**Information shown:**
# # # #

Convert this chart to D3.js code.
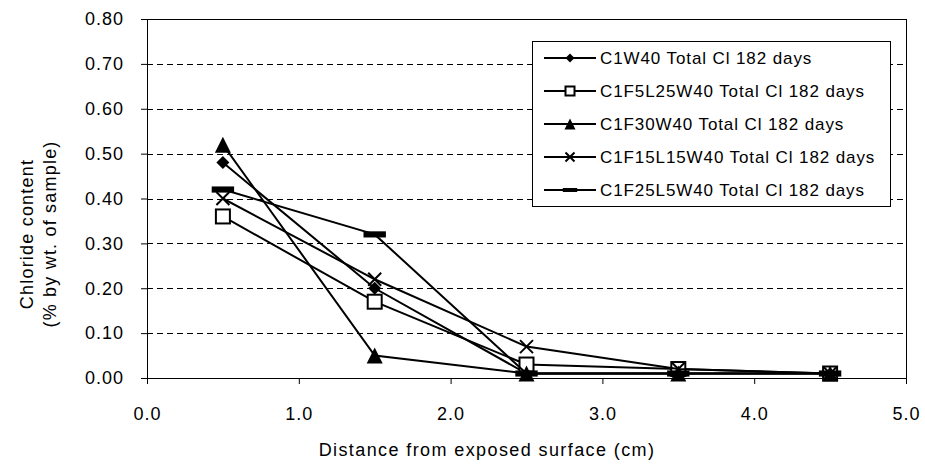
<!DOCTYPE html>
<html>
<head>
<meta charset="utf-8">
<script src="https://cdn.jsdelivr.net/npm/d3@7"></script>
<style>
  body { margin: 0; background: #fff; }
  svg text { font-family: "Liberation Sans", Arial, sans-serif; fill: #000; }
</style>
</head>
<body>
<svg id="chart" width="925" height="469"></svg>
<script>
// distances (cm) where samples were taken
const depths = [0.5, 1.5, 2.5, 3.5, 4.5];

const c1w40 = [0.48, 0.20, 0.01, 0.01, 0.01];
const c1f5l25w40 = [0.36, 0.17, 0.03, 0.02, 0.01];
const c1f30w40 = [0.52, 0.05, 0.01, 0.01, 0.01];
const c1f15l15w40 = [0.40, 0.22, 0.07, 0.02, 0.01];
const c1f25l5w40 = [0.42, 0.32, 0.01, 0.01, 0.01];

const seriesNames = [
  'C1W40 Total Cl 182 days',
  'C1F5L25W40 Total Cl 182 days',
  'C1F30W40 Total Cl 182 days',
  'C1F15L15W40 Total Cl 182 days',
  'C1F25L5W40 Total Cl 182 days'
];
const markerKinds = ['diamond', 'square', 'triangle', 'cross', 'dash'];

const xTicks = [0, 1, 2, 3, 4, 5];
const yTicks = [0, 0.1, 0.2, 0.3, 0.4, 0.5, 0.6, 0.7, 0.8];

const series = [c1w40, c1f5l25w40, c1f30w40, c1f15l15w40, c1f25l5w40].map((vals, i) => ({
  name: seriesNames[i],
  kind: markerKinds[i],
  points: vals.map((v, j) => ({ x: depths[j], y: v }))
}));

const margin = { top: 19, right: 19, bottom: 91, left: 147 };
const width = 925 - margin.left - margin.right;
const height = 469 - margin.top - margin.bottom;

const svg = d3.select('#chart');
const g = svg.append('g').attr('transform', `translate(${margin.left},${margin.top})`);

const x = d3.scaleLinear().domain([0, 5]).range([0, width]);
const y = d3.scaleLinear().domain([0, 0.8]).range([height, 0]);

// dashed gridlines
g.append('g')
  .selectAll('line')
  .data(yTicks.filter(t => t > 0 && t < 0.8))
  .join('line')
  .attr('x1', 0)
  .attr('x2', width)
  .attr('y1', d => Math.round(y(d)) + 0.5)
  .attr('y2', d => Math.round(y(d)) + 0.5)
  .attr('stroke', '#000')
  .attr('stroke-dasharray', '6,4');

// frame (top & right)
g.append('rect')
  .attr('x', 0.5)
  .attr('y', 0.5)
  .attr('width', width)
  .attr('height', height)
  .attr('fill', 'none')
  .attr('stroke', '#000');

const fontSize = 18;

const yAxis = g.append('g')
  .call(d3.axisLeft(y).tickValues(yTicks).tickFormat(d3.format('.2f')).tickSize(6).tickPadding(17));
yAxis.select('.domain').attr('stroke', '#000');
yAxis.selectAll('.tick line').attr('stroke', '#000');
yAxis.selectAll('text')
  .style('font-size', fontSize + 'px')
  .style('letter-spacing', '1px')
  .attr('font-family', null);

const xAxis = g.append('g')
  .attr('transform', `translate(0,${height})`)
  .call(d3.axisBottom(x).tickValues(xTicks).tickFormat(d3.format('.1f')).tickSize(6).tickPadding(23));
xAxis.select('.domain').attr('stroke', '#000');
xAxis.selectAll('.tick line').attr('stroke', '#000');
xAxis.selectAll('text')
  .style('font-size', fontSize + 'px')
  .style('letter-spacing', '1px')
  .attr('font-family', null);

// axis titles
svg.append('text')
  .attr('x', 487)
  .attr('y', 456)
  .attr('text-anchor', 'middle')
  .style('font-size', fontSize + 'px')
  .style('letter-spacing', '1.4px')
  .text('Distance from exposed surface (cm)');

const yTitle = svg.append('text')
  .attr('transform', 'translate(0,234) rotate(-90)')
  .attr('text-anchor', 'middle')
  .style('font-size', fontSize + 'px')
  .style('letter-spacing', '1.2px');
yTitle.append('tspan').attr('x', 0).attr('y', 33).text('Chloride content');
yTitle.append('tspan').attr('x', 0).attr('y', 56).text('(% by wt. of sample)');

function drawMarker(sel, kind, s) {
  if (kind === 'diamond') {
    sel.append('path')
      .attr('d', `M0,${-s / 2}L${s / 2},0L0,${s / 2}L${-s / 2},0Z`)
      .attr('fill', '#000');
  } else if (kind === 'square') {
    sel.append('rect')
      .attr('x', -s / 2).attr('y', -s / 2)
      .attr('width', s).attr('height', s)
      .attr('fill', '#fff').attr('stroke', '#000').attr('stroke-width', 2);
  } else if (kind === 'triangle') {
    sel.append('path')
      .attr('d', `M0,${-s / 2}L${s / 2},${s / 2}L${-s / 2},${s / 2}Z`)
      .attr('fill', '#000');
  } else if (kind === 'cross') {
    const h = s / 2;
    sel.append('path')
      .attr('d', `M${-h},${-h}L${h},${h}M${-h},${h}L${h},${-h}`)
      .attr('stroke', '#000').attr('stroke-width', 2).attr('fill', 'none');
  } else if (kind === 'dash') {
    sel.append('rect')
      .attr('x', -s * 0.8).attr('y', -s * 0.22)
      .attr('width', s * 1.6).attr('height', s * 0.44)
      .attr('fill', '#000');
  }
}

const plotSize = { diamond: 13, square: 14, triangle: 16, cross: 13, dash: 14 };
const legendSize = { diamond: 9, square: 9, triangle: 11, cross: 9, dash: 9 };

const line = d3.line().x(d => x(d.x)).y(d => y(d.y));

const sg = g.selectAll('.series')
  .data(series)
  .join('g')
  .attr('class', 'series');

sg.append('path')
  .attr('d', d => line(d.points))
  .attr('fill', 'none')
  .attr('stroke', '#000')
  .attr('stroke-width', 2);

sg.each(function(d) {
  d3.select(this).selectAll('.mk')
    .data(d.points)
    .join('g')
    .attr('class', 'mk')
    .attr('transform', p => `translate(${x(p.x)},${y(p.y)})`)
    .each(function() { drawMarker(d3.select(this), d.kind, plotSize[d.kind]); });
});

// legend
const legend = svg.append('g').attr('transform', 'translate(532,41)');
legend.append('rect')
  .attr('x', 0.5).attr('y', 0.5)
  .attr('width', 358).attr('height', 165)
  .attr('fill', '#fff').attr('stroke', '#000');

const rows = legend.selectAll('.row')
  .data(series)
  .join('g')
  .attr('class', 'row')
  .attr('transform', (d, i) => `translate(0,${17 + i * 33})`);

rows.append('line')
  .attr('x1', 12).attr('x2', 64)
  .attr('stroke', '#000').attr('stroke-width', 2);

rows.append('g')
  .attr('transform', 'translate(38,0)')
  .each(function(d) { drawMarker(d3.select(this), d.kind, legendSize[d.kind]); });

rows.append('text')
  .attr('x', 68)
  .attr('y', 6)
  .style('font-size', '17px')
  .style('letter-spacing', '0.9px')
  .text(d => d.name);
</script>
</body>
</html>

# # # #

**Task to carry out:** Restate the data above exactly, stripping out each image.

**Result of the task:**
Convert this chart to D3.js code.
<!DOCTYPE html>
<html>
<head>
<meta charset="utf-8">
<script src="https://cdn.jsdelivr.net/npm/d3@7"></script>
<style>
  body { margin: 0; background: #fff; }
  svg text { font-family: "Liberation Sans", Arial, sans-serif; fill: #000; }
</style>
</head>
<body>
<svg id="chart" width="925" height="469"></svg>
<script>
// distances (cm) where samples were taken
const depths = [0.5, 1.5, 2.5, 3.5, 4.5];

const c1w40 = [0.48, 0.20, 0.01, 0.01, 0.01];
const c1f5l25w40 = [0.36, 0.17, 0.03, 0.02, 0.01];
const c1f30w40 = [0.52, 0.05, 0.01, 0.01, 0.01];
const c1f15l15w40 = [0.40, 0.22, 0.07, 0.02, 0.01];
const c1f25l5w40 = [0.42, 0.32, 0.01, 0.01, 0.01];

const seriesNames = [
  'C1W40 Total Cl 182 days',
  'C1F5L25W40 Total Cl 182 days',
  'C1F30W40 Total Cl 182 days',
  'C1F15L15W40 Total Cl 182 days',
  'C1F25L5W40 Total Cl 182 days'
];
const markerKinds = ['diamond', 'square', 'triangle', 'cross', 'dash'];

const xTicks = [0, 1, 2, 3, 4, 5];
const yTicks = [0, 0.1, 0.2, 0.3, 0.4, 0.5, 0.6, 0.7, 0.8];

const series = [c1w40, c1f5l25w40, c1f30w40, c1f15l15w40, c1f25l5w40].map((vals, i) => ({
  name: seriesNames[i],
  kind: markerKinds[i],
  points: vals.map((v, j) => ({ x: depths[j], y: v }))
}));

const margin = { top: 19, right: 19, bottom: 91, left: 147 };
const width = 925 - margin.left - margin.right;
const height = 469 - margin.top - margin.bottom;

const svg = d3.select('#chart');
const g = svg.append('g').attr('transform', `translate(${margin.left},${margin.top})`);

const x = d3.scaleLinear().domain([0, 5]).range([0, width]);
const y = d3.scaleLinear().domain([0, 0.8]).range([height, 0]);

// dashed gridlines
g.append('g')
  .selectAll('line')
  .data(yTicks.filter(t => t > 0 && t < 0.8))
  .join('line')
  .attr('x1', 0)
  .attr('x2', width)
  .attr('y1', d => Math.round(y(d)) + 0.5)
  .attr('y2', d => Math.round(y(d)) + 0.5)
  .attr('stroke', '#000')
  .attr('stroke-dasharray', '6,4');

// frame (top & right)
g.append('rect')
  .attr('x', 0.5)
  .attr('y', 0.5)
  .attr('width', width)
  .attr('height', height)
  .attr('fill', 'none')
  .attr('stroke', '#000');

const fontSize = 18;

const yAxis = g.append('g')
  .call(d3.axisLeft(y).tickValues(yTicks).tickFormat(d3.format('.2f')).tickSize(6).tickPadding(17));
yAxis.select('.domain').attr('stroke', '#000');
yAxis.selectAll('.tick line').attr('stroke', '#000');
yAxis.selectAll('text')
  .style('font-size', fontSize + 'px')
  .style('letter-spacing', '1px')
  .attr('font-family', null);

const xAxis = g.append('g')
  .attr('transform', `translate(0,${height})`)
  .call(d3.axisBottom(x).tickValues(xTicks).tickFormat(d3.format('.1f')).tickSize(6).tickPadding(23));
xAxis.select('.domain').attr('stroke', '#000');
xAxis.selectAll('.tick line').attr('stroke', '#000');
xAxis.selectAll('text')
  .style('font-size', fontSize + 'px')
  .style('letter-spacing', '1px')
  .attr('font-family', null);

// axis titles
svg.append('text')
  .attr('x', 487)
  .attr('y', 456)
  .attr('text-anchor', 'middle')
  .style('font-size', fontSize + 'px')
  .style('letter-spacing', '1.4px')
  .text('Distance from exposed surface (cm)');

const yTitle = svg.append('text')
  .attr('transform', 'translate(0,234) rotate(-90)')
  .attr('text-anchor', 'middle')
  .style('font-size', fontSize + 'px')
  .style('letter-spacing', '1.2px');
yTitle.append('tspan').attr('x', 0).attr('y', 33).text('Chloride content');
yTitle.append('tspan').attr('x', 0).attr('y', 56).text('(% by wt. of sample)');

function drawMarker(sel, kind, s) {
  if (kind === 'diamond') {
    sel.append('path')
      .attr('d', `M0,${-s / 2}L${s / 2},0L0,${s / 2}L${-s / 2},0Z`)
      .attr('fill', '#000');
  } else if (kind === 'square') {
    sel.append('rect')
      .attr('x', -s / 2).attr('y', -s / 2)
      .attr('width', s).attr('height', s)
      .attr('fill', '#fff').attr('stroke', '#000').attr('stroke-width', 2);
  } else if (kind === 'triangle') {
    sel.append('path')
      .attr('d', `M0,${-s / 2}L${s / 2},${s / 2}L${-s / 2},${s / 2}Z`)
      .attr('fill', '#000');
  } else if (kind === 'cross') {
    const h = s / 2;
    sel.append('path')
      .attr('d', `M${-h},${-h}L${h},${h}M${-h},${h}L${h},${-h}`)
      .attr('stroke', '#000').attr('stroke-width', 2).attr('fill', 'none');
  } else if (kind === 'dash') {
    sel.append('rect')
      .attr('x', -s * 0.8).attr('y', -s * 0.22)
      .attr('width', s * 1.6).attr('height', s * 0.44)
      .attr('fill', '#000');
  }
}

const plotSize = { diamond: 13, square: 14, triangle: 16, cross: 13, dash: 14 };
const legendSize = { diamond: 9, square: 9, triangle: 11, cross: 9, dash: 9 };

const line = d3.line().x(d => x(d.x)).y(d => y(d.y));

const sg = g.selectAll('.series')
  .data(series)
  .join('g')
  .attr('class', 'series');

sg.append('path')
  .attr('d', d => line(d.points))
  .attr('fill', 'none')
  .attr('stroke', '#000')
  .attr('stroke-width', 2);

sg.each(function(d) {
  d3.select(this).selectAll('.mk')
    .data(d.points)
    .join('g')
    .attr('class', 'mk')
    .attr('transform', p => `translate(${x(p.x)},${y(p.y)})`)
    .each(function() { drawMarker(d3.select(this), d.kind, plotSize[d.kind]); });
});

// legend
const legend = svg.append('g').attr('transform', 'translate(532,41)');
legend.append('rect')
  .attr('x', 0.5).attr('y', 0.5)
  .attr('width', 358).attr('height', 165)
  .attr('fill', '#fff').attr('stroke', '#000');

const rows = legend.selectAll('.row')
  .data(series)
  .join('g')
  .attr('class', 'row')
  .attr('transform', (d, i) => `translate(0,${17 + i * 33})`);

rows.append('line')
  .attr('x1', 12).attr('x2', 64)
  .attr('stroke', '#000').attr('stroke-width', 2);

rows.append('g')
  .attr('transform', 'translate(38,0)')
  .each(function(d) { drawMarker(d3.select(this), d.kind, legendSize[d.kind]); });

rows.append('text')
  .attr('x', 68)
  .attr('y', 6)
  .style('font-size', '17px')
  .style('letter-spacing', '0.9px')
  .text(d => d.name);
</script>
</body>
</html>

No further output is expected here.